>> Begin RECORDS PROVIDED
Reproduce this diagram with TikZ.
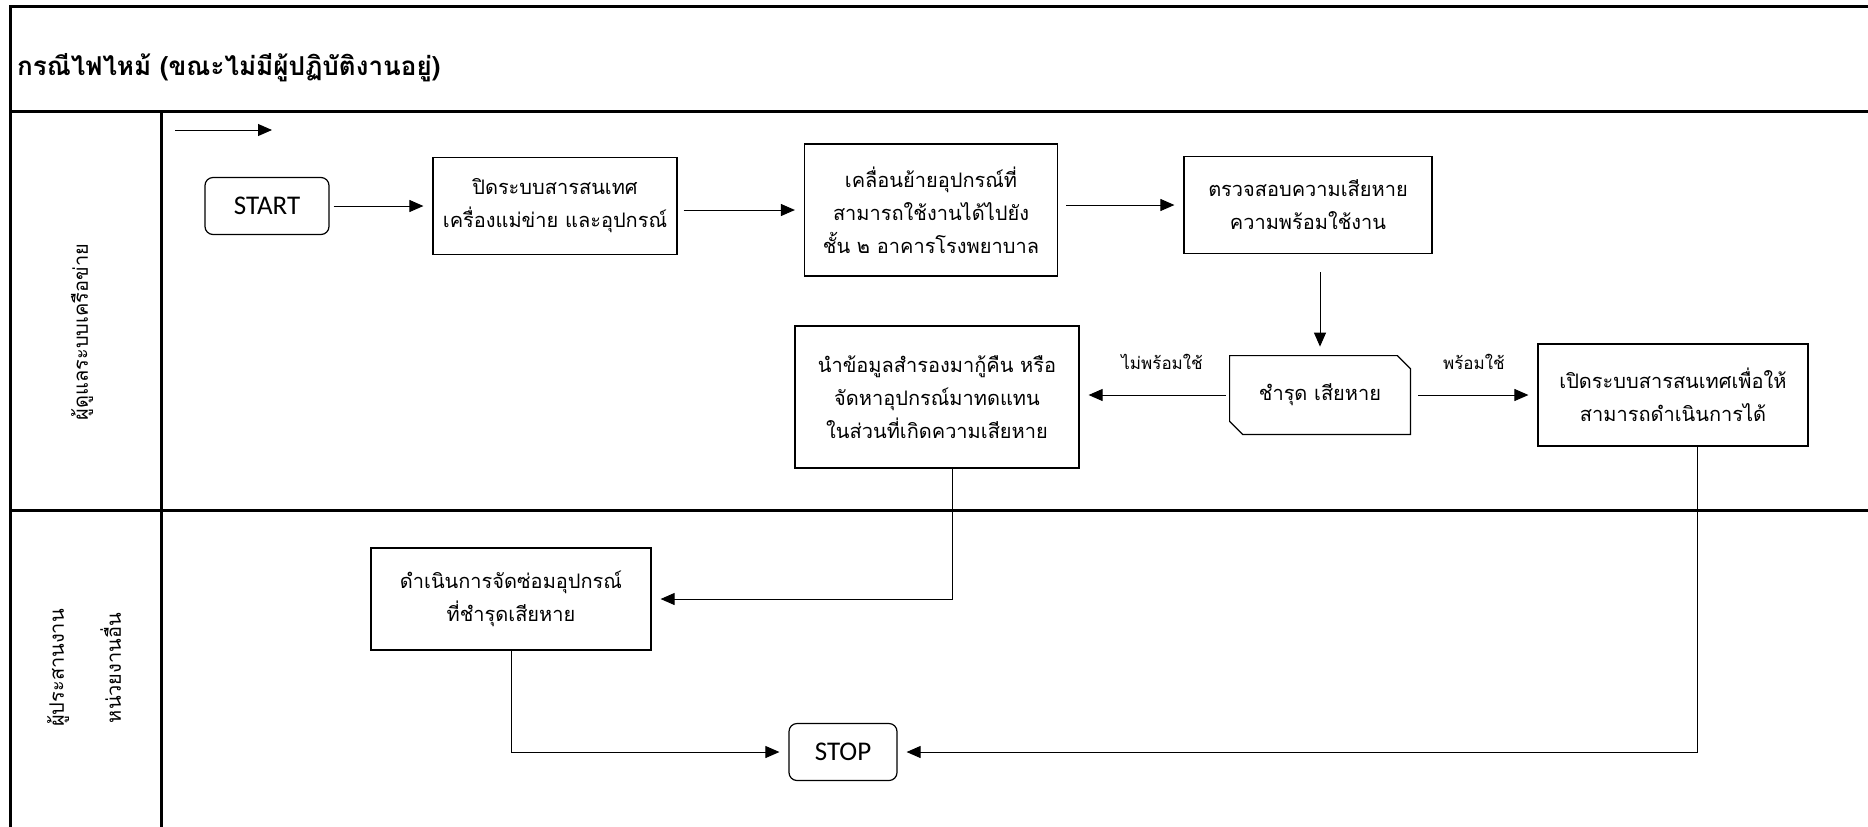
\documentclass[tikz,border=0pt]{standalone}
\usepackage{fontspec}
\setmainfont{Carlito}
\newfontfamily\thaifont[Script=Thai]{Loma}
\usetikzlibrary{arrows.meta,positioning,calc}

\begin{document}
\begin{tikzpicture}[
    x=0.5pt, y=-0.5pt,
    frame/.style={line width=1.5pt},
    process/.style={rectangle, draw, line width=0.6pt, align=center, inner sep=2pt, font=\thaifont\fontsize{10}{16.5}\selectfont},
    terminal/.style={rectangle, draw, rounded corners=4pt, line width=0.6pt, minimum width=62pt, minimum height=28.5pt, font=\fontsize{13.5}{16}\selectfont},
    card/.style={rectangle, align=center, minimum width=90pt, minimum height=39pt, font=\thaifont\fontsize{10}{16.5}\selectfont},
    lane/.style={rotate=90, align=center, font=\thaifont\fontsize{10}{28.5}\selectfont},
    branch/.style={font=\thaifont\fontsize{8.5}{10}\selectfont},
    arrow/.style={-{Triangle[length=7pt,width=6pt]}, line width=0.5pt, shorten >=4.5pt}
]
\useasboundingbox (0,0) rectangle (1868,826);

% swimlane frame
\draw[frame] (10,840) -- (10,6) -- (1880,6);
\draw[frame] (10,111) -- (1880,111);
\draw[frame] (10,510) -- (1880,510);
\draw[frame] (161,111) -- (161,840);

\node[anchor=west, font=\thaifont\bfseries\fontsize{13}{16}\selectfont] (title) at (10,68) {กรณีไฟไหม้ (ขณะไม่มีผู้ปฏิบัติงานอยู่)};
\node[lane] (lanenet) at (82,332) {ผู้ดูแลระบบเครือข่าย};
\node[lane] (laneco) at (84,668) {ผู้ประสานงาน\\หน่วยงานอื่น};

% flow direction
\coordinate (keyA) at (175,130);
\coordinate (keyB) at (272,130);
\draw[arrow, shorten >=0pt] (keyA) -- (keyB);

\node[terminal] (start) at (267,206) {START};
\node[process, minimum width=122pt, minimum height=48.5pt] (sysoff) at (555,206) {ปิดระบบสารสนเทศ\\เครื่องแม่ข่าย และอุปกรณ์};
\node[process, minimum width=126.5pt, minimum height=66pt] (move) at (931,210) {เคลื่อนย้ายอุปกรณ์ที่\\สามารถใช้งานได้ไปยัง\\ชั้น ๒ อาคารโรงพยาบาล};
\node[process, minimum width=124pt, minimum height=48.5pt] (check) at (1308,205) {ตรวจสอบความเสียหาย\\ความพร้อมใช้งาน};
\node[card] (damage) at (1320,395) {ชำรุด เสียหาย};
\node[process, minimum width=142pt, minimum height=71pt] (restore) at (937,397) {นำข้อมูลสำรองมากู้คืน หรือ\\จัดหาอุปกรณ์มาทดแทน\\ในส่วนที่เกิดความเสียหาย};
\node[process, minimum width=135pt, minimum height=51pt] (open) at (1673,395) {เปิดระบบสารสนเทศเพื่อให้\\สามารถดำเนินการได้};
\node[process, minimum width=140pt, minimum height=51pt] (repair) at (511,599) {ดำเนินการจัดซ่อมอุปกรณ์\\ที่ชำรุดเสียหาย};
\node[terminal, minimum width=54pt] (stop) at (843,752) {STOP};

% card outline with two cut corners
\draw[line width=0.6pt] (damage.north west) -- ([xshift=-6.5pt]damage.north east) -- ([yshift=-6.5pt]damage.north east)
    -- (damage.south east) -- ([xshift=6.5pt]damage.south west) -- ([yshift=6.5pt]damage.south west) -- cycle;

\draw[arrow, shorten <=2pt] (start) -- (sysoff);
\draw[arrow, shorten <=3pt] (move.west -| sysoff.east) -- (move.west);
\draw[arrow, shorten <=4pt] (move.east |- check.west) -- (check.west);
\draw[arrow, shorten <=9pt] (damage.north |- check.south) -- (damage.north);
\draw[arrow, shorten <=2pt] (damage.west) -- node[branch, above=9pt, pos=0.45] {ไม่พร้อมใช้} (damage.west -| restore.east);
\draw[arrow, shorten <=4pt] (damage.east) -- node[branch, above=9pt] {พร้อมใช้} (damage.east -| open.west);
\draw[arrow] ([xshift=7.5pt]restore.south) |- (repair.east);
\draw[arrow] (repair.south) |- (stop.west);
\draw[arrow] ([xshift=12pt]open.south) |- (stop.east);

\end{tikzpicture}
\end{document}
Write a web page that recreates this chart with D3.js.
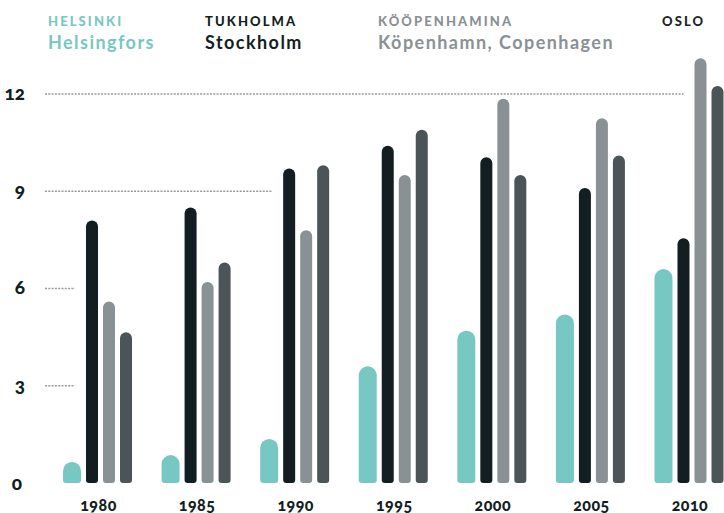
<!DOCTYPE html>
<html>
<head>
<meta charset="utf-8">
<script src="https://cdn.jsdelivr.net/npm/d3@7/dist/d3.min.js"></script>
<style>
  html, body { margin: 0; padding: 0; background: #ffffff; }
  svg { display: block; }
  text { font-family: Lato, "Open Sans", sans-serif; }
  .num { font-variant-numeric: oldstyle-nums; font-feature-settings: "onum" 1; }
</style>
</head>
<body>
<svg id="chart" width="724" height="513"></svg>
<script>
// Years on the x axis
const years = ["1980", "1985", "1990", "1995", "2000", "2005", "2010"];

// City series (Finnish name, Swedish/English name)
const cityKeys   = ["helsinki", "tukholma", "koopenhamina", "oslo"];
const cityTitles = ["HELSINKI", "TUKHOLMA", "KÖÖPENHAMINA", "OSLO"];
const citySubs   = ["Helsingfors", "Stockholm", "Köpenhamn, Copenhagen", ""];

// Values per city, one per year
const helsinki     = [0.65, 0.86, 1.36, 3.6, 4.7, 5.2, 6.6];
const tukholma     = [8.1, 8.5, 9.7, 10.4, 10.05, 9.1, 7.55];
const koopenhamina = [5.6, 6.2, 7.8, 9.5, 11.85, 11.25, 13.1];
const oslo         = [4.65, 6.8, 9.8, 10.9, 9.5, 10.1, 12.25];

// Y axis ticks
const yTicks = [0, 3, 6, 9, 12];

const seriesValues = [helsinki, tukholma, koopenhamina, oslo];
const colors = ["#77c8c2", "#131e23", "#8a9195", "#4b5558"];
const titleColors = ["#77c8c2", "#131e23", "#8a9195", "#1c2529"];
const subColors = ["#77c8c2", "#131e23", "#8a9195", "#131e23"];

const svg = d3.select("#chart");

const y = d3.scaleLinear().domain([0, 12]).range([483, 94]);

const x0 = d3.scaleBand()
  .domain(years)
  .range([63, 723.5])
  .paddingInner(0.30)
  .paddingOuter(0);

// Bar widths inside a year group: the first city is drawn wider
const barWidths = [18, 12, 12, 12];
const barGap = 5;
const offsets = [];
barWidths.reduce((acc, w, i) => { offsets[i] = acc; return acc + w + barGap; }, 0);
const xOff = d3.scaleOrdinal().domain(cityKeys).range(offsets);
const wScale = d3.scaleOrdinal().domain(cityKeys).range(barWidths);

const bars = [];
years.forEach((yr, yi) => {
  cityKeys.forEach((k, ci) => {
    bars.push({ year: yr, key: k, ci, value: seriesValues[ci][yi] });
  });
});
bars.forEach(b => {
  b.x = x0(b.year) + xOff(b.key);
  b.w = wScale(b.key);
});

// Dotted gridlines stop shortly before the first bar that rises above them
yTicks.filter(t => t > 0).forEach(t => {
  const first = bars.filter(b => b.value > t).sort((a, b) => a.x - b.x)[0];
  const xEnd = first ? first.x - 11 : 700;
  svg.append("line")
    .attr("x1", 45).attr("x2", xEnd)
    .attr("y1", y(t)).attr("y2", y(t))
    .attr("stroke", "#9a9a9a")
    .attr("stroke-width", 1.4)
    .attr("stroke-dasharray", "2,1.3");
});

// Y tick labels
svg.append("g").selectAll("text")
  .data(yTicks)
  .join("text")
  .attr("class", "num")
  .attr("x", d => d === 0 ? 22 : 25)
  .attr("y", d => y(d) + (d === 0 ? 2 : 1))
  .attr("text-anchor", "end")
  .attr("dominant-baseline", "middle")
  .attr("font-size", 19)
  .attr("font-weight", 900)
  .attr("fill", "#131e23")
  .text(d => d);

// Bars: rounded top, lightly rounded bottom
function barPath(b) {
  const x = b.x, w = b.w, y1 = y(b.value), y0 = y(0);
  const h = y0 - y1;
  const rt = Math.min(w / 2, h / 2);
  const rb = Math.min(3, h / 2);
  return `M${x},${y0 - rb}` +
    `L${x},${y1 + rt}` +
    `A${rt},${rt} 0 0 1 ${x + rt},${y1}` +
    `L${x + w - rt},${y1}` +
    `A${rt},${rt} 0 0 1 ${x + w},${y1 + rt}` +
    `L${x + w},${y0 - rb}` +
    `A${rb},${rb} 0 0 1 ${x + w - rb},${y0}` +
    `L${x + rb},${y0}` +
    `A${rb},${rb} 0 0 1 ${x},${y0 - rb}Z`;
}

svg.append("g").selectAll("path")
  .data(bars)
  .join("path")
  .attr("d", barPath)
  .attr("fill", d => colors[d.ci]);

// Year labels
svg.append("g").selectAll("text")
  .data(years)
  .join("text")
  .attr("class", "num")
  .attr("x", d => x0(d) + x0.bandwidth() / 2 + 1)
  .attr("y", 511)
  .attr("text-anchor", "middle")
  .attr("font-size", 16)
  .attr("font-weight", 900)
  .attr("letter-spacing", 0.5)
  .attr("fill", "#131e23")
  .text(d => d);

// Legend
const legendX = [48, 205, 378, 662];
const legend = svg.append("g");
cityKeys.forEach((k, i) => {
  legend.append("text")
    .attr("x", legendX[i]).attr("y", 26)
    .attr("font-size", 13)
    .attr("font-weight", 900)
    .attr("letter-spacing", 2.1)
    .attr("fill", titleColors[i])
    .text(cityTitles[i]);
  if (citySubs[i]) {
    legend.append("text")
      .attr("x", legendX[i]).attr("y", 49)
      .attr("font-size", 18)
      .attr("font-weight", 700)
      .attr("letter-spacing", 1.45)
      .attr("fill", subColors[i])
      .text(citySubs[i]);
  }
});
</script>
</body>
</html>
>> End RECORDS PROVIDED
STATED PROBLEM
Across the preceding material, how many lines contain the word "that"? State the number alone.

EXERCISE RESULT
2